Qantas will use vegetable cooking oil for a historic test flight between Sydney and Adelaide on April 13.

It will use imported biofuel mix made by SkyNRG, a Dutch firm. It was the same biofuel that powered a Lufthansa jet which flew a domestic passenger German route from July 2011 to January 2012.

Qantas would use the biofuel on an Airbus A330 jet.

The Qantas pilot test would follow a similar try made by Airbus, in a consortium with Virgin and Licella which manufactured a biocrude oil from waste and Mallee eucalyptic roots. Airbus has also combined with Boeing and Embrader to give biofuels more global push.

Qantas has been working with American firms Solena, which makes biofuel from household waste, and Solyzene, which produces biofuel from algal waste, to develop a potential biofuel production facility in Australia. Aviation observers said that despite the tapping of cooking oil mix for the Qantas aircraft plans by the two US biofuel manufacturers to set up a facility in Australia it has not progressed as fast as hoped.

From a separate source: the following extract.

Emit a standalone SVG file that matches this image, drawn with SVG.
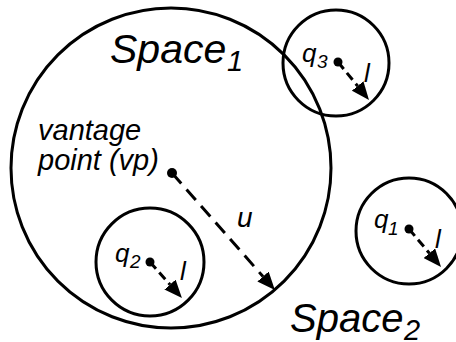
<svg xmlns="http://www.w3.org/2000/svg" width="456" height="342" viewBox="0 0 456 342">
<style>
.c{fill:none;stroke:#000;stroke-width:3}
.t{font-family:"Liberation Sans",Arial,sans-serif;font-style:italic;fill:#000}
.a{fill:none;stroke:#000;stroke-width:3}
.s{stroke-dasharray:9 5}
.b{stroke-dasharray:14 8}
.d{fill:#000}
</style>
<defs>
<marker id="ah" markerUnits="userSpaceOnUse" markerWidth="18" markerHeight="15" viewBox="0 0 18 15" refX="0" refY="7.5" orient="auto">
<path d="M0,0 L18,7.5 L0,15 z" fill="#000"/>
</marker>
</defs>
<rect width="456" height="342" fill="#fff"/>
<g id="space1">
<circle class="c" cx="171" cy="168" r="160"/>
<text class="t" x="110" y="63" font-size="41">Space<tspan x="227" y="71" font-size="29">1</tspan></text>
</g>
<g id="vp">
<circle class="d" cx="172" cy="173" r="5"/>
<text class="t" x="38" y="140" font-size="29">vantage</text>
<text class="t" x="38" y="170" font-size="29">point (vp)</text>
</g>
<g id="q3">
<circle class="c" cx="336" cy="63" r="53"/>
<circle class="d" cx="338" cy="62" r="4.5"/>
<text class="t" x="302" y="62" font-size="26">q<tspan x="317" y="68" font-size="19">3</tspan></text>
<text class="t" x="364" y="82" font-size="26">l</text>
</g>
<g id="q2">
<circle class="c" cx="150" cy="262" r="54"/>
<circle class="d" cx="150" cy="262" r="4.5"/>
<text class="t" x="115" y="262" font-size="26">q<tspan x="130" y="268" font-size="19">2</tspan></text>
<text class="t" x="180" y="280" font-size="26">l</text>
</g>
<g id="q1">
<circle class="c" cx="409" cy="231" r="53"/>
<circle class="d" cx="409" cy="229" r="4.5"/>
<text class="t" x="374" y="228" font-size="26">q<tspan x="388" y="235" font-size="19">1</tspan></text>
<text class="t" x="435" y="248" font-size="26">l</text>
</g>
<g id="space2">
<text class="t" x="290" y="332" font-size="40">Space<tspan x="404" y="340" font-size="29">2</tspan></text>
</g>
<g id="connectors">
<line class="a b" x1="172" y1="173" x2="263" y2="276.5" marker-end="url(#ah)"/>
<text class="t" x="237" y="227" font-size="28">u</text>
<line class="a s" x1="338" y1="62" x2="357.6" y2="86" marker-end="url(#ah)"/>
<line class="a s" x1="150" y1="262" x2="170" y2="284.6" marker-end="url(#ah)"/>
<line class="a s" x1="409" y1="229" x2="429.4" y2="253.2" marker-end="url(#ah)"/>
</g>
</svg>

By using SkyNRG biofuel instead of that made by Solena and Solyzene, Qantas would actually spend more than if it used standard aviation fuel, however, the Australian air carrier apparently does not mind since it will give more push to plans to develop a viable alternative to conventional jet fuel which has risen above $120 per barrel.

Qantas said the biofuel it would use on the pilot flight has been endorsed by the World Wildlife Fund and has a life cycle carbon footprint 60 per cent smaller than conventional aviation fuel.

Qantas is looking into two other biofuel projects. The first one involves the conversion of urban waste into fuel and the second uses sugar cane waste.

According to a CSIRO study made in 2011 and endorsed by major aviation businesses, biofuel could reduce aviation greenhouse gas emissions by 17 per cent over the next 20 years.

Qantas head of environment John Valastro said until production of biofuel reaches commercial scale at a competitive price, the aviation industry would not be able to realise its true benefits. He added not a single player could make it happen, but such a venture would need more support from government, private sector investment, access to infrastructure and market demand.